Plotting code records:

::::

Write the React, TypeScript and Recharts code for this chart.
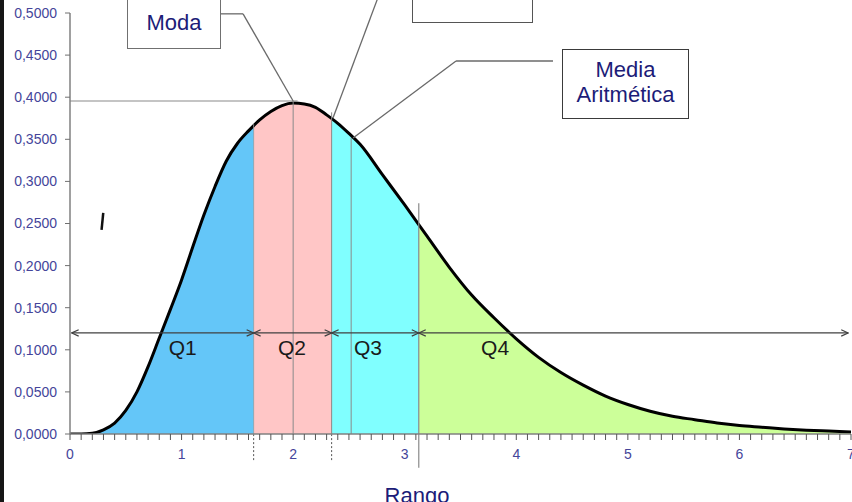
import React from 'react';
import { AreaChart, Area, XAxis, YAxis, ReferenceLine, ReferenceDot } from 'recharts';

// ---- data ----
const rangeValues = [
  0, 0.1, 0.2, 0.3, 0.4, 0.5, 0.6, 0.7, 0.8, 0.9,
  1.0, 1.1, 1.2, 1.3, 1.4, 1.5, 1.6, 1.7, 1.8, 1.9,
  2.0, 2.1, 2.2, 2.3, 2.4, 2.5, 2.6, 2.8, 3.0, 3.2,
  3.4, 3.6, 3.8, 4.0, 4.2, 4.4, 4.6, 4.8, 5.0, 5.2,
  5.4, 5.6, 5.8, 6.0, 6.2, 6.4, 6.6, 6.8, 7.0,
];
const densityValues = [
  0, 0, 0.001, 0.005, 0.013, 0.028, 0.05, 0.08, 0.114, 0.148,
  0.183, 0.222, 0.26, 0.294, 0.324, 0.345, 0.36, 0.373, 0.383, 0.39,
  0.393, 0.392, 0.388, 0.379, 0.369, 0.357, 0.344, 0.308, 0.272, 0.235,
  0.198, 0.165, 0.138, 0.113, 0.091, 0.073, 0.058, 0.045, 0.035, 0.027,
  0.021, 0.017, 0.013, 0.01, 0.008, 0.006, 0.0045, 0.0035, 0.0025,
];
const quartileCuts = [1.646, 2.345, 3.126];
const bandColors = ['#64c6f8', '#ffc6c6', '#80ffff', '#ccff99'];
const quartileNames = ['Q1', 'Q2', 'Q3', 'Q4'];
const quartileNameX = [1.01, 1.99, 2.67, 3.81];
const quartileNameY = 0.103;
const arrowLevel = 0.12;
const arrowSpan = [0.015, 6.975];
const modeX = 2.0;
const modeLevel = 0.3955;
const modeLevelEnd = 2.04;
const meanX = 2.52;
const meanTop = 0.3515;
const medianTop = 0.382;
const q1Top = 0.368;
const q3Top = 0.274;
const belowAxisShort = -0.031;
const belowAxisLong = -0.04;
const calloutModa = [
  { x: 1.353, y: 0.499 },
  { x: 1.551, y: 0.499 },
  { x: 2.0, y: 0.3955 },
];
const calloutMediana = [
  { x: 2.765, y: 0.52 },
  { x: 2.357, y: 0.3753 },
];
const calloutMedia = [
  { x: 4.329, y: 0.443 },
  { x: 3.46, y: 0.443 },
  { x: 2.537, y: 0.3515 },
];
const strayMark = [
  { x: 0.298, y: 0.2625 },
  { x: 0.283, y: 0.2423 },
];
const yTickValues = [0, 0.05, 0.1, 0.15, 0.2, 0.25, 0.3, 0.35, 0.4, 0.45, 0.5];
const xTickLabels = ['0', '1', '2', '3', '4', '5', '6', '7'];
const xMax = 7;
const xMinorTicks = Array.from({ length: 71 }, (_, i) => i / 10);

const chartData = rangeValues.map((x, i) => ({ x, y: densityValues[i] }));

const FONT = 'Arial, "Liberation Sans", sans-serif';
const TICK_COLOR = '#45459a';
const GRAY = '#8a8a8a';

const ArrowLine = (p: any) => (
  <line
    x1={p.x1}
    y1={p.y1}
    x2={p.x2}
    y2={p.y2}
    stroke="#404040"
    strokeWidth={1.2}
    markerStart="url(#arrowHead)"
    markerEnd="url(#arrowHead)"
  />
);

const segmentsOf = (pts: { x: number; y: number }[]) =>
  pts.slice(1).map((p, i) => [pts[i], p]);

function bandStops() {
  const stops: React.ReactElement[] = [];
  const edges = [0, ...quartileCuts.map((c) => c / xMax), 1];
  for (let i = 0; i < bandColors.length; i++) {
    stops.push(<stop key={`a${i}`} offset={edges[i]} stopColor={bandColors[i]} />);
    stops.push(<stop key={`b${i}`} offset={edges[i + 1]} stopColor={bandColors[i]} />);
  }
  return stops;
}

const fmtY = (v: number) => v.toFixed(4).replace('.', ',');
const fmtX = (v: number) => {
  const r = Math.round(v);
  return Math.abs(v - r) < 1e-6 ? xTickLabels[r] : '';
};

export default function App() {
  const arrowBounds = [arrowSpan[0], ...quartileCuts, arrowSpan[1]];
  return (
    <div
      style={{
        position: 'absolute',
        left: 0,
        top: 0,
        width: 852,
        height: 502,
        overflow: 'hidden',
        background: '#ffffff',
        fontFamily: FONT,
      }}
    >
      <div style={{ position: 'absolute', left: 0, top: 0 }}>
        <AreaChart
          width={852}
          height={502}
          data={chartData}
          margin={{ top: 13, right: 1, bottom: 38, left: 0 }}
          style={{ fontFamily: FONT }}
        >
          <defs>
            <linearGradient id="bands" x1="0" y1="0" x2="1" y2="0">
              {bandStops()}
            </linearGradient>
            <marker
              id="arrowHead"
              viewBox="0 0 8 8"
              refX="7.5"
              refY="4"
              markerWidth="8"
              markerHeight="8"
              markerUnits="userSpaceOnUse"
              orient="auto-start-reverse"
            >
              <path d="M0.5,0.8 L7.5,4 L0.5,7.2" fill="none" stroke="#404040" strokeWidth={1.2} />
            </marker>
          </defs>
          <XAxis
            dataKey="x"
            type="number"
            domain={[0, xMax]}
            ticks={xMinorTicks}
            interval={0}
            tickFormatter={fmtX}
            height={30}
            tickSize={6}
            tickMargin={9}
            tick={{ fill: TICK_COLOR, fontSize: 14, fontFamily: FONT }}
            tickLine={{ stroke: '#555555' }}
            axisLine={{ stroke: '#808080', strokeWidth: 1.5 }}
            allowDataOverflow
          />
          <YAxis
            type="number"
            domain={[0, 0.5]}
            ticks={yTickValues}
            interval={0}
            tickFormatter={fmtY}
            width={70}
            tickSize={5}
            tickMargin={8}
            tick={{ fill: TICK_COLOR, fontSize: 14, fontFamily: FONT }}
            tickLine={{ stroke: '#707070' }}
            axisLine={{ stroke: '#808080', strokeWidth: 1.5 }}
            allowDataOverflow
          />
          <Area
            type="monotone"
            dataKey="y"
            stroke="#000000"
            strokeWidth={3}
            fill="url(#bands)"
            fillOpacity={1}
            dot={false}
            activeDot={false}
            isAnimationActive={false}
          />
          {/* vertical markers */}
          <ReferenceLine segment={[{ x: modeX, y: 0 }, { x: modeX, y: modeLevel }]} stroke={GRAY} strokeWidth={1} ifOverflow="visible" />
          <ReferenceLine segment={[{ x: 0, y: modeLevel }, { x: modeLevelEnd, y: modeLevel }]} stroke={GRAY} strokeWidth={1.2} ifOverflow="visible" />
          <ReferenceLine segment={[{ x: meanX, y: 0 }, { x: meanX, y: meanTop }]} stroke={GRAY} strokeWidth={1} ifOverflow="visible" />
          <ReferenceLine segment={[{ x: quartileCuts[0], y: 0 }, { x: quartileCuts[0], y: q1Top }]} stroke="#a0a0a0" strokeWidth={0.8} ifOverflow="visible" />
          <ReferenceLine segment={[{ x: quartileCuts[1], y: 0 }, { x: quartileCuts[1], y: medianTop }]} stroke={GRAY} strokeWidth={1} ifOverflow="visible" />
          <ReferenceLine segment={[{ x: quartileCuts[0], y: belowAxisShort }, { x: quartileCuts[0], y: 0 }]} stroke="#555555" strokeWidth={1} strokeDasharray="2 2" ifOverflow="visible" />
          <ReferenceLine segment={[{ x: quartileCuts[1], y: belowAxisShort }, { x: quartileCuts[1], y: 0 }]} stroke="#555555" strokeWidth={1} strokeDasharray="2 2" ifOverflow="visible" />
          <ReferenceLine segment={[{ x: quartileCuts[2], y: belowAxisLong }, { x: quartileCuts[2], y: q3Top }]} stroke={GRAY} strokeWidth={1.2} ifOverflow="visible" />
          {/* callout connectors */}
          {[...segmentsOf(calloutModa), ...segmentsOf(calloutMediana), ...segmentsOf(calloutMedia)].map((seg, i) => (
            <ReferenceLine key={`c${i}`} segment={seg} stroke="#6a6a6a" strokeWidth={1.3} ifOverflow="visible" />
          ))}
          <ReferenceLine segment={strayMark} stroke="#111111" strokeWidth={2.5} ifOverflow="visible" />
          {/* quartile arrows */}
          {arrowBounds.slice(1).map((b, i) => (
            <ReferenceLine
              key={`a${i}`}
              segment={[{ x: arrowBounds[i], y: arrowLevel }, { x: b, y: arrowLevel }]}
              ifOverflow="visible"
              shape={ArrowLine}
            />
          ))}
          {quartileNames.map((name, i) => (
            <ReferenceDot
              key={name}
              x={quartileNameX[i]}
              y={quartileNameY}
              r={0}
              fill="none"
              stroke="none"
              ifOverflow="visible"
              label={{ value: name, position: 'center', fontSize: 21, fill: '#1a1a1a', fontFamily: FONT }}
            />
          ))}
        </AreaChart>
      </div>
      {/* left black frame */}
      <div style={{ position: 'absolute', left: 0, top: 0, width: 4, height: 502, background: '#161616' }} />
      {/* Moda box */}
      <div style={{ position: 'absolute', left: 127, top: -20, width: 94, height: 69, border: '1.5px solid #707070', boxSizing: 'border-box', background: '#fff' }} />
      <div style={{ position: 'absolute', left: 127, top: 10, width: 94, lineHeight: '26px', fontSize: 22, color: '#1c1c78', textAlign: 'center' }}>Moda</div>
      {/* Mediana box (text above the visible area) */}
      <div style={{ position: 'absolute', left: 412, top: -30, width: 121, height: 53, border: '1.5px solid #555', boxSizing: 'border-box', background: '#fff' }} />
      {/* Media Aritmética box */}
      <div style={{ position: 'absolute', left: 562, top: 49, width: 127, height: 70, border: '1.5px solid #3a3a3a', boxSizing: 'border-box', background: '#fff' }} />
      <div style={{ position: 'absolute', left: 562, top: 56.5, width: 127, lineHeight: '25px', fontSize: 22, color: '#1c1c78', textAlign: 'center' }}>
        Media
        <br />
        Aritmética
      </div>
      {/* x-axis title */}
      <div style={{ position: 'absolute', left: 357, top: 483, width: 120, fontSize: 22, color: '#1c1c78', textAlign: 'center', lineHeight: 'normal' }}>Rango</div>
    </div>
  );
}
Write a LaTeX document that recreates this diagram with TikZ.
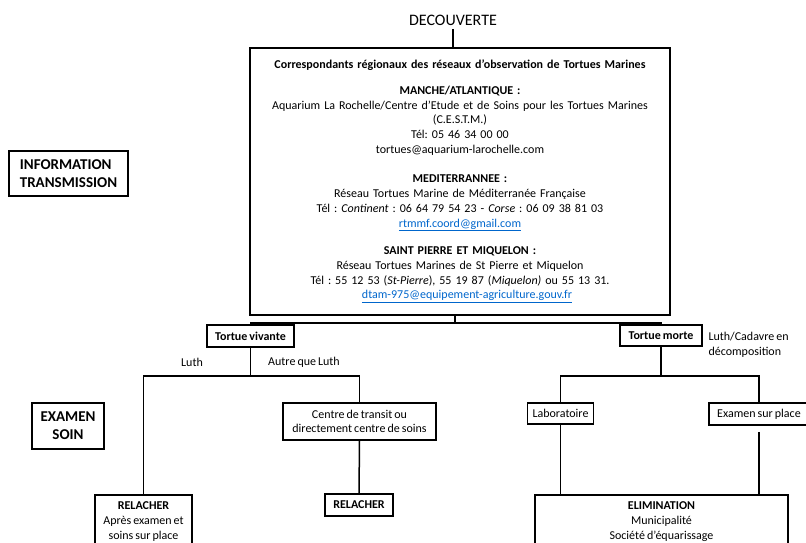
\documentclass[tikz,border=0pt]{standalone}
\usepackage{fontspec}
\setmainfont[WordSpace=0.75]{Carlito}
\frenchspacing
\usetikzlibrary{calc, positioning}
\definecolor{linkblue}{RGB}{0,102,204}
\newcommand{\lien}[1]{\textcolor{linkblue}{\underline{#1}}}

\begin{document}
\begin{tikzpicture}[x=1pt, y=-1pt, line join=miter, font=\fontsize{12}{14.7}\selectfont,
	box/.style={draw, line width=1.5pt, inner xsep=5pt, inner ysep=3pt, align=center},
	trait/.style={line width=1.5pt},
	gros/.style={font=\fontsize{15}{18}\selectfont\bfseries}]
\useasboundingbox (0,0) rectangle (806,542);
%========================
% Top: discovery and regional networks
%========================
\node[font=\fontsize{16}{19}\selectfont] (dec) at (453,20) {DECOUVERTE};

\node[box, minimum width=420pt, minimum height=267pt, text width=410pt] (corr) at (460,181.5) {
	\textbf{Correspondants régionaux des réseaux d’observation de Tortues Marines}\\[11pt]
	\textbf{MANCHE/ATLANTIQUE :}\\
	Aquarium La Rochelle/Centre d’Etude et de Soins pour les Tortues Marines\\
	(C.E.S.T.M.)\\
	Tél: 05 46 34 00 00\\
	tortues@aquarium-larochelle.com\\[15pt]
	\textbf{MEDITERRANNEE :}\\
	Réseau Tortues Marine de Méditerranée Française\\
	Tél : \textit{Continent} : 06 64 79 54 23 - \textit{Corse} : 06 09 38 81 03\\
	\lien{rtmmf.coord@gmail.com}\\[13pt]
	\textbf{SAINT PIERRE ET MIQUELON :}\\
	Réseau Tortues Marines de St Pierre et Miquelon\\
	Tél : 55 12 53 (\textit{St-Pierre}), 55 19 87 (\textit{Miquelon)} ou 55 13 31.\\
	\hspace*{14pt}\lien{dtam-975@equipement-agriculture.gouv.fr}};

\draw[trait] (dec.south) -- (dec.south |- corr.north);

% side labels
\node[box, gros, align=left, minimum width=119pt, minimum height=45pt] (info) at (68.5,173.5) {INFORMATION\\TRANSMISSION};
\node[box, gros, minimum width=72pt, minimum height=46pt] (soin) at (68,426) {EXAMEN\\SOIN};

%========================
% Left: living turtle
%========================
\node[box, minimum width=87pt, minimum height=22pt] (vivante) at (250.5,336) {\textbf{Tortue vivante}};
\node (luth) at (192,362) {Luth};
\node (autre) at (304,362) {Autre que Luth};

\node[box, minimum width=153pt, minimum height=37pt] (centre) at (359.5,421.5) {Centre de transit ou\\directement centre de soins};
\node[box, anchor=north, inner ysep=7pt, minimum width=97pt, text depth=30pt] (relacher1) at (143.5,494) {\textbf{RELACHER}\\Après examen et\\soins sur place};
\node[box, minimum width=68pt, minimum height=22pt] (relacher2) at (359,505) {\textbf{RELACHER}};

%========================
% Right: dead turtle
%========================
\node[box, minimum width=82pt, minimum height=21pt] (morte) at (661,335.5) {\textbf{Tortue morte}};
\node[anchor=west, align=left] (cadavre) at (705,344.5) {Luth/Cadavre en\\décomposition};

\node[box, minimum width=65pt, minimum height=21pt] (labo) at (560.5,413.5) {Laboratoire};
\node[box, minimum width=100pt, minimum height=22pt] (examen) at (759,414) {Examen sur place};
\node[box, anchor=north, inner ysep=7pt, minimum width=253pt, text depth=30pt] (elim) at (661.5,494) {\textbf{ELIMINATION}\\Municipalité\\Société d’équarissage};

% connectors
\coordinate (split) at ($(corr.south)+(-5,7)$);
\draw[trait] (corr.south -| split) -- (split);
\draw[trait] (vivante.north) |- (split) -| (morte.north);

\coordinate (vsplit) at ($(vivante.south)+(0,28)$);
\draw[trait] (vivante.south) -- (vsplit);
\draw[trait] (relacher1.north) |- (vsplit) -| (centre.north);
\draw[trait] (centre.south) -- (relacher2.north);

\coordinate (msplit) at ($(morte.south)+(0,29)$);
\draw[trait] (morte.south) -- (msplit);
\draw[trait] (labo.north) |- (msplit) -| (examen.north);
\draw[trait] (labo.south) -- (labo.south |- elim.north);
\draw[trait] ($(examen.south)+(0,6)$) -- (examen.south |- elim.north);
\end{tikzpicture}
\end{document}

::::

### Task statement
Could you repeat exactly the lines from the first one of the records above through the line containing "YAxis, ReferenceLine, ReferenceDot", leaving out any pictures?

### Solution for this task
Write the React, TypeScript and Recharts code for this chart.
import React from 'react';
import { AreaChart, Area, XAxis, YAxis, ReferenceLine, ReferenceDot } from 'recharts';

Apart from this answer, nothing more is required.